There is an advantage to getting the switching speed above 20kHz or so in that it get out of the audible range. Not much advantage to going much above that since all you do is increas the switching losses unless you have a low inductance motor.

If the power requirements get high enough you might have a problem getting the power stage to switch that fast but that's not a motor issue per se.

The only thing I see limiting switching frequency are motor insulation, power stage limitations and regulatory requirements on EMI emmissions :)

Have I missed something?

Robert

Reply to
R Adsett

Actually, no. The lower frequency is to allow control during plugging (effectively driving the motor in reverse). The controller has a finite lower limit to the duty cycle width it can apply and when that is applied at the default frequency the motor current becomes too large to control and possible too large for the controller to handle without failing. By cutting the frequency in the fashion they do the maximum duty cycle is cut to about 10% and control can be maintained during plugging.

The reason you hear it at low frequencies is that the controller must assume that it is in plugging until it can establish otherwise, anything else is unsafe.

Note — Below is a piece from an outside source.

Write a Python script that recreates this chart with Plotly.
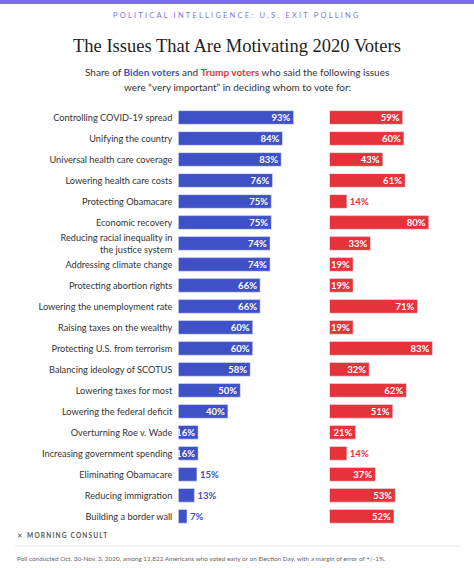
import plotly.graph_objects as go

issues = [
    "Controlling COVID-19 spread",
    "Unifying the country",
    "Universal health care coverage",
    "Lowering health care costs",
    "Protecting Obamacare",
    "Economic recovery",
    "Reducing racial inequality in<br>the justice system",
    "Addressing climate change",
    "Protecting abortion rights",
    "Lowering the unemployment rate",
    "Raising taxes on the wealthy",
    "Protecting U.S. from terrorism",
    "Balancing ideology of SCOTUS",
    "Lowering taxes for most",
    "Lowering the federal deficit",
    "Overturning Roe v. Wade",
    "Increasing government spending",
    "Eliminating Obamacare",
    "Reducing immigration",
    "Building a border wall",
]
biden = [93, 84, 83, 76, 75, 75, 74, 74, 66, 66, 60, 60, 58, 50, 40, 16, 16, 15, 13, 7]
trump = [59, 60, 43, 61, 14, 80, 33, 19, 19, 71, 19, 83, 32, 62, 51, 21, 14, 37, 53, 52]

BLUE = "#4051C8"
RED = "#E5323B"
W, H = 474, 568

def pos(vals):
    return ["inside" if v >= 16 else "outside" for v in vals]

fig = go.Figure()
fig.add_trace(go.Bar(
    y=issues, x=biden, orientation="h", marker_color=BLUE, width=0.65,
    text=[f"{v}%" for v in biden], textposition=pos(biden), insidetextanchor="end",
    insidetextfont=dict(color="white", size=9.5, family="Lato", weight="bold"),
    outsidetextfont=dict(color=BLUE, size=9.5, family="Lato", weight="bold"),
    cliponaxis=False, xaxis="x", yaxis="y", hoverinfo="skip",
))
fig.add_trace(go.Bar(
    y=issues, x=trump, orientation="h", marker_color=RED, width=0.65,
    text=[f"{v}%" for v in trump], textposition=pos(trump), insidetextanchor="end",
    insidetextfont=dict(color="white", size=9.5, family="Lato", weight="bold"),
    outsidetextfont=dict(color=RED, size=9.5, family="Lato", weight="bold"),
    cliponaxis=False, xaxis="x2", yaxis="y2", hoverinfo="skip",
))

x1_start = 178.3 / W
x2_start = 329.5 / W
span = 124.0 / W
y_top = 1 - 107.0 / H
y_bot = 1 - 526.8 / H

fig.update_layout(
    width=W, height=H, margin=dict(l=0, r=0, t=0, b=0),
    paper_bgcolor="white", plot_bgcolor="white", showlegend=False,
    uniformtext=dict(minsize=9.5, mode="show"),
    xaxis=dict(domain=[x1_start, x1_start + span], range=[0, 100], visible=False, fixedrange=True),
    xaxis2=dict(domain=[x2_start, x2_start + span], range=[0, 100], visible=False, fixedrange=True),
    yaxis=dict(domain=[y_bot, y_top], autorange="reversed", anchor="x", showgrid=False,
               showline=False, ticks="", ticklabelstandoff=5, fixedrange=True,
               tickfont=dict(family="Lato", size=9.2, color="#333333")),
    yaxis2=dict(domain=[y_bot, y_top], autorange="reversed", anchor="x2", showgrid=False,
                showticklabels=False, showline=False, ticks="", fixedrange=True),
    font=dict(family="Lato", color="#333333"),
)

def py(px):
    return 1 - px / H

# top band
fig.add_shape(type="rect", xref="paper", yref="paper", x0=0, x1=1, y0=py(4), y1=1,
              fillcolor="#7B6CF0", line_width=0, layer="above")
# divider line
fig.add_shape(type="line", xref="paper", yref="paper", x0=15 / W, x1=460 / W, y0=py(546), y1=py(546),
              line=dict(color="#E6E6E6", width=1))

ann = [
    dict(text="<span style='letter-spacing:2.2px'>POLITICAL INTELLIGENCE: U.S. EXIT POLLING</span>",
         x=0.5, y=py(16), font=dict(family="Lato", size=7.5, color="#8176E0")),
    dict(text="The Issues That Are Motivating 2020 Voters", x=0.5, y=py(46),
         font=dict(family="Liberation Serif", size=18.5, color="#222222")),
    dict(text="Share of <b><span style='color:%s'>Biden voters</span></b> and "
              "<b><span style='color:%s'>Trump voters</span></b> who said the following issues" % (BLUE, RED),
         x=0.5, y=py(72), font=dict(family="Lato", size=10, color="#333333")),
    dict(text="were “very important” in deciding whom to vote for:", x=0.5, y=py(87),
         font=dict(family="Lato", size=10, color="#333333")),
]
for a in ann:
    fig.add_annotation(xref="paper", yref="paper", xanchor="center", yanchor="middle",
                       showarrow=False, **a)

fig.add_annotation(xref="paper", yref="paper", x=15 / W, y=py(535), xanchor="left", yanchor="middle",
                   showarrow=False,
                   text="<span style='letter-spacing:1.2px'>✕ <b>MORNING CONSULT</b></span>",
                   font=dict(family="Lato", size=6.5, color="#555555"))
fig.add_annotation(xref="paper", yref="paper", x=15 / W, y=py(558), xanchor="left", yanchor="middle",
                   showarrow=False,
                   text="Poll conducted Oct. 30-Nov. 3, 2020, among 11,822 Americans who voted early or on Election Day, with a margin of error of +/-1%.",
                   font=dict(family="Lato", size=6.4, color="#666666"))

fig.write_html("out.html", config={"displayModeBar": False},
               post_script="document.body.style.margin='0';document.body.style.padding='0';")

This is on every direction change or power cycle and on the simple Curtis controllers those are the same thing.

They are more subtle points to consider as well but that's the gist of it and they are not the only controller to do this.

It's nothing to do with the motor but rather control and power section limitations. If you could provide a sufficiently fine grained PWM you could plug at 15kHz and would not need to cut back to 1.5kHz

I don't know of any reason armature RPM would determine PWM frequency.

Robert

Reply to
R Adsett

Armature rpm will determine what the best PWM freq is to use.